Proseguendo nel viaggio ci imbattiamo in Halves And Quarters, che con le sue chitarre rock’n’roll e i suoi cantati black metal ci trascina in territori inesplorati, per un veloce intervallo che quasi si fonde con le opposte atmosfere oniriche di You Are Here With Me (In This Sequence Of Dreams). Una piccola baita di legno nel cuore di una notte invernale che, grazie alla pace del sonno, regala un’inaspettata serenità, una dolce melodia, quasi una ninna nanna, tanto breve quanto intensa.

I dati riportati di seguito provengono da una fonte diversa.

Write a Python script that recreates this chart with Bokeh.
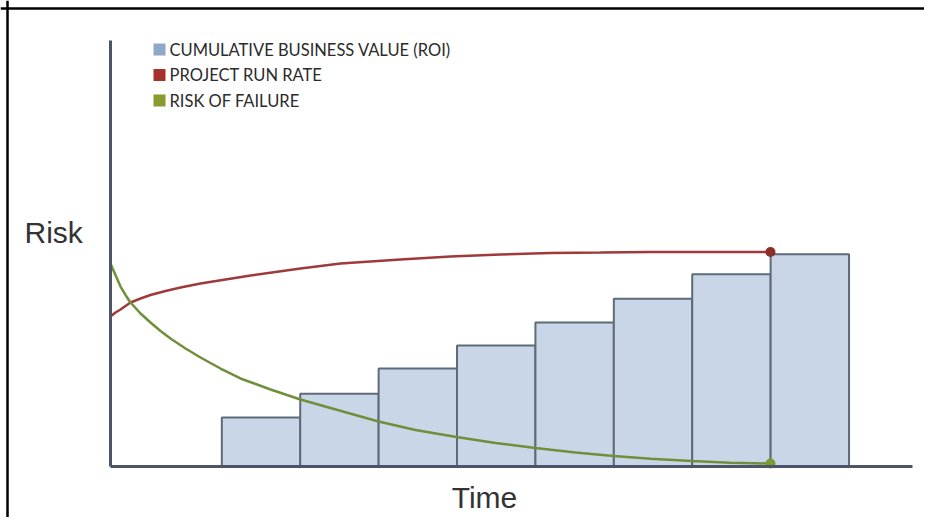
from bokeh.plotting import figure
from bokeh.models import Range1d, LinearAxis, FixedTicker, Label, Span, BoxAnnotation
from bokeh.embed import file_html
from bokeh.resources import INLINE

# ---------------- data ----------------
bar_time = [1.92, 2.92, 3.92, 4.92, 5.92, 6.92, 7.92, 8.92]
business_value = [11.5, 17.1, 23.0, 28.4, 33.8, 39.4, 45.1, 49.8]

run_time = [0, 0.064, 0.128, 0.191, 0.255, 0.383, 0.510, 0.702, 0.893, 1.148, 1.467, 1.786,
            2.105, 2.423, 2.934, 3.316, 3.699, 4.337, 4.974, 5.612, 6.250, 6.888, 7.526, 8.418]
run_rate = [35.21, 36.15, 36.85, 37.68, 38.50, 39.44, 40.26, 41.20, 42.02, 42.96, 43.90, 44.84,
            45.66, 46.48, 47.65, 48.12, 48.59, 49.30, 49.77, 50.12, 50.23, 50.35, 50.35, 50.35]

risk_time = [0, 0.038, 0.077, 0.128, 0.191, 0.255, 0.383, 0.510, 0.638, 0.765, 0.957, 1.148,
             1.403, 1.658, 2.041, 2.423, 2.806, 3.418, 3.890, 4.413, 4.911, 5.421, 5.931,
             6.416, 6.888, 7.411, 7.908, 8.418]
risk_of_failure = [47.65, 46.01, 44.37, 42.25, 40.26, 38.50, 35.92, 33.80, 31.81, 30.05, 27.70, 25.59,
                   23.00, 20.66, 18.08, 15.73, 13.73, 10.56, 8.57, 6.92, 5.52, 4.34, 3.29,
                   2.46, 1.81, 1.27, 0.89, 0.70]

legend_labels = ["CUMULATIVE BUSINESS VALUE (ROI)", "PROJECT RUN RATE", "RISK OF FAILURE"]
legend_colors = ["#8fa8c7", "#a5302c", "#8a9a2c"]
y_label = "Risk"
x_label = "Time"

# ---------------- layout / style ----------------
W, H = 924, 517
XU = 78.4          # px per time unit
YU = 4.26          # px per value unit
X0_PX, Y0_PX = 110, 466   # axis origin on canvas
XR = (-X0_PX / XU, (W - X0_PX) / XU)
YR = ((Y0_PX - H) / YU, Y0_PX / YU)

BAR_FILL = "#c9d6e7"
BAR_LINE = "#5f6a79"
AXIS_COLOR = "#4b5567"
RED = "#a03a3a"
GREEN = "#6f8f3a"
TEXT = "#2b2b2b"

p = figure(width=W, height=H, x_range=Range1d(*XR), y_range=Range1d(*YR),
           x_axis_type=None, y_axis_type=None, min_border=0,
           toolbar_location=None, output_backend="svg",
           outline_line_color=None, background_fill_color="white")

p.vbar(x=bar_time, top=business_value, bottom=0, width=1.0,
       fill_color=BAR_FILL, line_color=BAR_LINE, line_width=2)

p.line(run_time, run_rate, line_color=RED, line_width=2.5)
p.line(risk_time, risk_of_failure, line_color=GREEN, line_width=2.5)
p.scatter(x=[run_time[-1]], y=[run_rate[-1]], size=10, fill_color="#8e2b2b", line_color=None)
p.scatter(x=[risk_time[-1]], y=[risk_of_failure[-1]], size=10, fill_color="#7a9a32", line_color=None)

axis_kw = dict(fixed_location=0, ticker=FixedTicker(ticks=[], minor_ticks=[]),
               axis_line_color=AXIS_COLOR, axis_line_width=3,
               major_tick_line_color=None, minor_tick_line_color=None,
               major_label_text_alpha=0)
p.add_layout(LinearAxis(bounds=(0, (Y0_PX - 40) / YU), **axis_kw), "left")
p.add_layout(LinearAxis(bounds=(0, (912 - X0_PX) / XU), **axis_kw), "below")

# legend: square swatches + labels (screen units, y measured from bottom)
row_centers = [49, 74.5, 100]
for lab, col, cy in zip(legend_labels, legend_colors, row_centers):
    yb = H - cy
    p.add_layout(BoxAnnotation(left=153, right=165, bottom=yb - 6, top=yb + 6,
                               left_units="screen", right_units="screen",
                               bottom_units="screen", top_units="screen",
                               fill_color=col, fill_alpha=1.0, line_color=None))
    p.add_layout(Label(x=169, y=yb, x_units="screen", y_units="screen", text=lab,
                       text_font="Lato", text_font_size="16.5px",
                       text_baseline="middle", text_align="left", text_color=TEXT))

p.add_layout(Label(x=24, y=H - 232, x_units="screen", y_units="screen", text=y_label,
                   text_font="Liberation Sans", text_font_size="30px",
                   text_baseline="middle", text_align="left", text_color="#333333"))
p.add_layout(Label(x=484, y=H - 497, x_units="screen", y_units="screen", text=x_label,
                   text_font="Liberation Sans", text_font_size="30px",
                   text_baseline="middle", text_align="center", text_color="#333333"))

# picture frame (top and left edges)
p.add_layout(Span(location=XR[0] + 7 / XU, dimension="height", line_color="black", line_width=2.5))
p.add_layout(Span(location=YR[1] - 8 / YU, dimension="width", line_color="black", line_width=2.5))

open("out.html", "w").write(file_html(p, INLINE))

Abbiamo superato la metà del disco, ma continuiamo ad addentrarci perché ci sono ancora un paio gemme che aspettano di essere svelate. Don’t Open The Wounds / Skywide Armspread rimane nelle atmosfere musicali incontrate finora, fatte di contrasti musicali, tra ritmi veloci e lenti, melodia e aggressività. Il testo ci dà una serie di consigli su come affrontare il dolore e la perdita per poi esplodere nel finale con la liberatoria sensazione di essere in cima a una montagna, a braccia aperte, sovrastati solo dal cielo infinito.
Siamo infine pronti a uscire dal castello infestato che è questo Green Album e a lasciarcelo alle spalle sulle note di Move On! che, con un sorriso sornione, ci racconta di come “Saranno sempre le donne a lasciare gli uomini” perché “le donne passano oltre mentre gli uomini amano per sempre”. Un velo di ironia per concludere questo viaggio in cui si contemplano le tenebre, la luce, il sogno e la sofferenza, dipingendole con una musica figlia di numerose contaminazioni, nata dalla mente di un artista che, sfortunatamente, non ha avuto il tempo di esplorare del tutto la sua vena creativa.